Небольшіе камушки, положенные на дорогѣ, означаютъ границу Черногоріи. Мы переѣзжаемъ ее, однако, съ какимъ-то особеннымъ волненіемъ. Дорога чертитъ теперь свои смѣлые зигзаги по каменной груди колоссальной горной стѣны какъ разъ надъ бездною, въ глубину которой провалился Каттаро съ своею голубою бухтою. Море намъ видно отсюда уже на огромномъ обхватѣ; нѣжно бархатистый цвѣтъ его сдѣлался невыразимо прелестнымъ; словно оно теперь таетъ въ знойной синевѣ воздуха и неба.

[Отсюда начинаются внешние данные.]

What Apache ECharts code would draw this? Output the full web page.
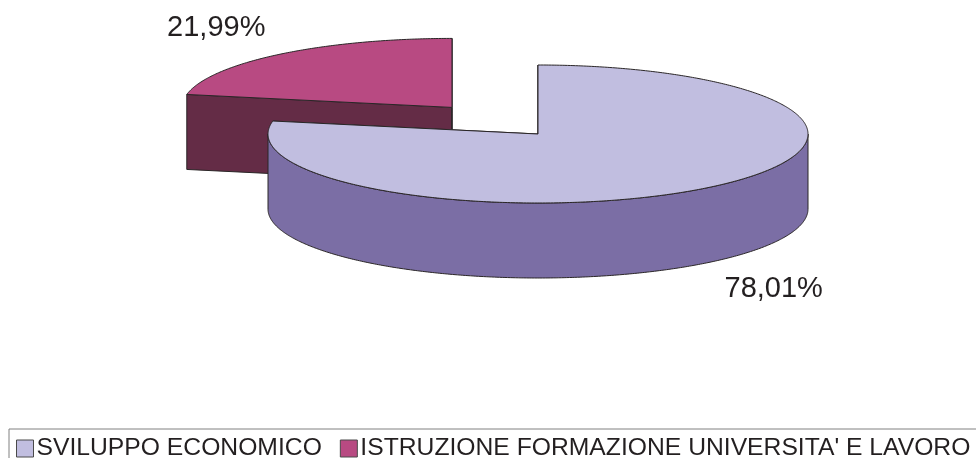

Божо показываетъ намъ частицу старой черногорской «лѣстницы», которую перерѣзаетъ наша дорога, и по которой де проведенія австрійцами шоссе поднимались изъ Каттаро въ Цетинье, а изъ Цетинье спускались въ Каттаро… Это что-то невообразимое по своей первобытности; козья тропа, карабкающаяся съ уступа на уступъ, съ камня на камень, по осыпямъ и гребешкамъ, на отвѣсныя кручи, надъ головокружительными безднами. Черногорцы, однако, до сихъ поръ предпочитаютъ въ своихъ сообщеніяхъ съ морскимъ берегомъ эту сравнительно короткую головоломную лѣстницу на облава небесныя — безконечнымъ зигзагамъ австрійскаго шоссе, и мы встрѣчали потомъ нагруженныхъ ношами черногорскихъ женщинъ и мальчишекъ, сбѣгавшихъ съ безпечностью и безстрашіемъ дикихъ козъ съ своихъ заоблачныхъ высей, словно по ступенямъ комфортабельной лѣстницы какого-нибудь аристократическаго дома, по неровнымъ выбоинамъ и угловатымъ ребрамъ камней прямо въ распростертую подъ ихъ ногами бездну на нѣсколько верстъ глубины.